NEW YORK (AP) _ Mayor Rudolph Giuliani used one of his last days in office to announce what could become a historic investment in one of his great passions: baseball.
The outgoing mayor said Friday that New York's two major league teams, the Yankees and the Mets, had reached tentative agreements with the city to build a pair of new stadiums.
The $1.6 billion cost of the proposed ballparks _ believed to be the largest private-public venture in baseball history _ would be divided evenly between the city and the two teams, Giuliani said.
Incoming Mayor Michael Bloomberg, who is scheduled to take office Tuesday, will have the final word on the deal.
``I can't imagine he won't support it,'' Giuliani said in announcing the deals at City Hall.

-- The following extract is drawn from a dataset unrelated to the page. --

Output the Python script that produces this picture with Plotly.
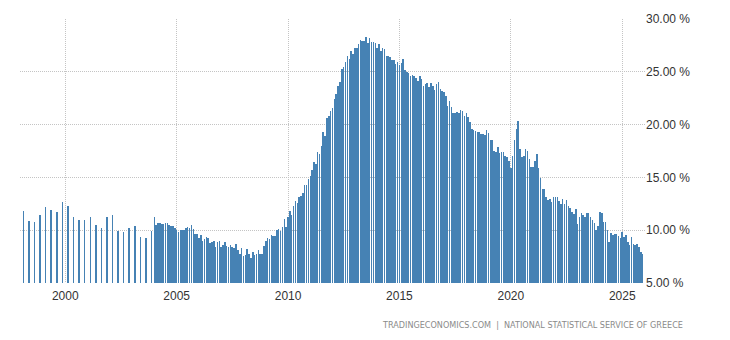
import plotly.graph_objects as go
import pandas as pd

# ---------------- data ----------------
# Quarterly unemployment rate 1998Q1 - 2003Q4 (%)
quarterly_values = [11.82, 10.87, 10.78, 11.44, 12.2, 11.91, 11.72, 12.67,
                    12.29, 11.25, 10.97, 10.97, 11.25, 10.49, 10.2, 11.25,
                    11.44, 9.92, 9.83, 10.2, 10.4, 9.36, 9.26, 9.92]
quarterly_start_year = 1998

# Monthly unemployment rate Jan 2004 - Dec 2025 (%)
monthly_values = [
    # 2004
    11.25, 10.5, 10.7, 10.7, 10.6, 10.6, 10.7, 10.7, 10.5, 10.4, 10.4, 10.2,
    # 2005
    10.0, 9.85, 10.0, 10.0, 10.0, 10.2, 10.3, 10.2, 10.5, 10.1, 9.65, 9.65,
    # 2006
    9.25, 9.55, 9.0, 9.15, 9.35, 9.25, 8.8, 8.9, 9.0, 8.4, 8.9, 9.0,
    # 2007
    8.4, 8.6, 8.9, 8.5, 8.4, 8.6, 8.4, 8.35, 8.7, 8.1, 7.75, 8.3,
    # 2008
    7.55, 7.65, 8.2, 7.75, 7.35, 7.9, 7.65, 7.75, 8.1, 7.75, 7.75, 8.5,
    # 2009
    9.0, 9.25, 9.15, 9.55, 9.45, 9.45, 10.0, 10.1, 9.9, 10.3, 11.05, 10.3,
    # 2010
    11.25, 11.8, 11.45, 12.3, 12.75, 12.6, 13.15, 13.25, 13.5, 14.3, 14.3, 14.85,
    # 2011
    15.15, 15.7, 16.45, 16.25, 17.4, 17.2, 17.95, 19.3, 18.9, 20.6, 20.8, 21.3,
    # 2012
    21.6, 22.4, 22.9, 23.65, 24.0, 25.3, 25.45, 25.9, 26.5, 26.2, 27.0, 26.7,
    # 2013
    27.25, 27.25, 27.6, 28.0, 27.9, 27.9, 28.3, 27.7, 28.2, 27.8, 27.8, 27.7,
    # 2014
    27.25, 27.6, 27.0, 27.25, 27.2, 26.5, 26.5, 26.4, 26.1, 26.1, 25.7, 25.9,
    # 2015
    25.6, 25.8, 26.2, 25.2, 25.0, 24.9, 24.6, 24.7, 24.6, 24.4, 24.1, 24.6,
    # 2016
    24.3, 23.65, 23.85, 23.9, 23.6, 23.9, 23.65, 23.3, 23.85, 24.0, 23.4, 23.2,
    # 2017
    23.1, 22.7, 21.8, 22.2, 21.7, 21.1, 21.1, 21.2, 21.1, 21.4, 21.3, 20.8,
    # 2018
    21.1, 20.7, 20.2, 19.6, 19.5, 19.4, 19.3, 19.3, 19.1, 19.1, 19.0, 19.5,
    # 2019
    19.2, 18.5, 18.5, 17.5, 17.4, 17.9, 17.3, 17.4, 17.4, 17.0, 16.9, 16.6,
    # 2020
    15.9, 17.0, 18.5, 19.6, 20.3, 17.7, 16.9, 17.0, 17.7, 17.5, 16.7, 16.0,
    # 2021
    15.95, 16.6, 17.2, 15.9, 14.9, 13.9, 13.9, 13.1, 12.9, 13.0, 12.7, 13.1,
    # 2022
    13.1, 13.1, 12.8, 12.5, 12.95, 12.5, 12.85, 12.3, 12.1, 11.7, 11.5, 12.0,
    # 2023
    10.6, 11.25, 11.6, 11.45, 11.25, 11.6, 11.6, 11.25, 10.95, 10.7, 10.0, 10.4,
    # 2024
    11.7, 11.6, 10.8, 10.8, 10.0, 8.9, 9.7, 9.55, 9.6, 9.6, 9.45, 9.3,
    # 2025
    9.8, 9.4, 9.55, 8.9, 8.6, 9.35, 8.7, 8.6, 8.7, 8.4, 7.9, 7.75,
]
monthly_start = "2004-01-01"

x_tick_years = [2000, 2005, 2010, 2015, 2020, 2025]
y_tick_values = [5, 10, 15, 20, 25, 30]
y_tick_labels = ["5.00 %", "10.00 %", "15.00 %", "20.00 %", "25.00 %", "30.00 %"]
footer_text = "TRADINGECONOMICS.COM  |  NATIONAL STATISTICAL SERVICE OF GREECE"

# ---------------- build ----------------
q_dates = []
for i in range(len(quarterly_values)):
    yr = quarterly_start_year + i // 4
    mo = 2 + 3 * (i % 4)
    q_dates.append(pd.Timestamp(year=yr, month=mo, day=15))
m_dates = list(pd.date_range(monthly_start, periods=len(monthly_values), freq="MS"))

dates = q_dates + m_dates
values = quarterly_values + monthly_values


def frac_year(y):
    base = pd.Timestamp(year=int(y), month=1, day=1)
    return base + pd.Timedelta(days=(y - int(y)) * 365.25)


# alpha just under 1 makes plotly snap bar edges to whole pixels (crisp columns)
BAR_COLOR = "rgba(70,130,180,0.999)"
GRID = "#c4c4c4"
DAY_MS = 86400000

fig = go.Figure()
fig.add_trace(go.Bar(
    x=dates, y=values,
    marker=dict(color=BAR_COLOR, line=dict(width=0)),
    width=[25 * DAY_MS] * len(values),
    hoverinfo="x+y",
))

ML, MR, MT, MB = 20, 85, 19, 57
W, H = 730, 340

fig.update_layout(
    width=W, height=H,
    margin=dict(l=ML, r=MR, t=MT, b=MB),
    paper_bgcolor="white", plot_bgcolor="white",
    showlegend=False,
    bargap=0, bargroupgap=0,
    font=dict(family="Liberation Sans, Arial, sans-serif", size=12, color="#333333"),
    xaxis=dict(
        type="date",
        range=[frac_year(1997.967), frac_year(2026.022)],
        tickvals=[pd.Timestamp(year=y, month=1, day=1) for y in x_tick_years],
        ticktext=[str(y) for y in x_tick_years],
        showgrid=True, gridcolor=GRID, griddash="1px,1px", gridwidth=1,
        showline=False, zeroline=False, ticks="",
        ticklabelstandoff=4,
        tickfont=dict(size=12, color="#333333"),
    ),
    yaxis=dict(
        side="right",
        range=[5, 30],
        tickvals=y_tick_values, ticktext=y_tick_labels,
        showgrid=True, gridcolor=GRID, griddash="1px,1px", gridwidth=1,
        showline=False, zeroline=False, ticks="",
        tickfont=dict(size=12, color="#333333"),
    ),
    annotations=[dict(
        text=footer_text,
        xref="paper", yref="paper",
        x=(685 - ML) / (W - ML - MR), y=-(325 - (H - MB)) / (H - MT - MB),
        xanchor="right", yanchor="middle",
        showarrow=False,
        font=dict(family="DejaVu Sans, Verdana, sans-serif", size=8.1, color="#8a8a8a"),
    )],
)

fig.write_html("out.html")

He insisted that no new taxes would be necessary to build the stadiums, both with retractable roofs, at sites adjoining the current facilities _ Yankee Stadium in the Bronx and Shea Stadium in Queens.
But Bloomberg, who happens to be a Boston Red Sox fan, was cautious Friday, telling reporters he wanted to wait to see how the economy rebounds from the Sept. 11 terrorists attacks.
``The issue is really, 'Can we afford them?''' he said. ``I will have to take a look down the road as the economy develops. Nobody knows today how deep or how protracted the current economic downturn is.''
Officials have estimated that the World Trade Center attack will cost the city 100,000 jobs, and create successive $4 billion budget deficits in future years.
But the stadiums have been among Giuliani's pet projects, and the devastation of the terrorist attacks didn't change his mind.
Under the proposal, the state would pick up a $150 million tab for infrastructure improvement around Yankee Stadium _ including parking and a new commuter rail station, Giuliani said.
The city would issue tax exempt construction bonds to cover the construction costs, with the teams and the city dividing the $50 million-a-year debt service.
According to Giuliani, the teams would sign 35-year leases with no escape clauses. If the deal goes forward without delay, the Mets could open their new park in 2006, while the Yankees' new stadium could be ready in 2007.
The outgoing mayor insisted the stadium deal would pay for itself. Members of his administration said the roofs would allow year-round use of the stadiums, and would help lure major events to the city. New York is one of the four finalists to represent the U.S. in its bid for the 2012 Olympics.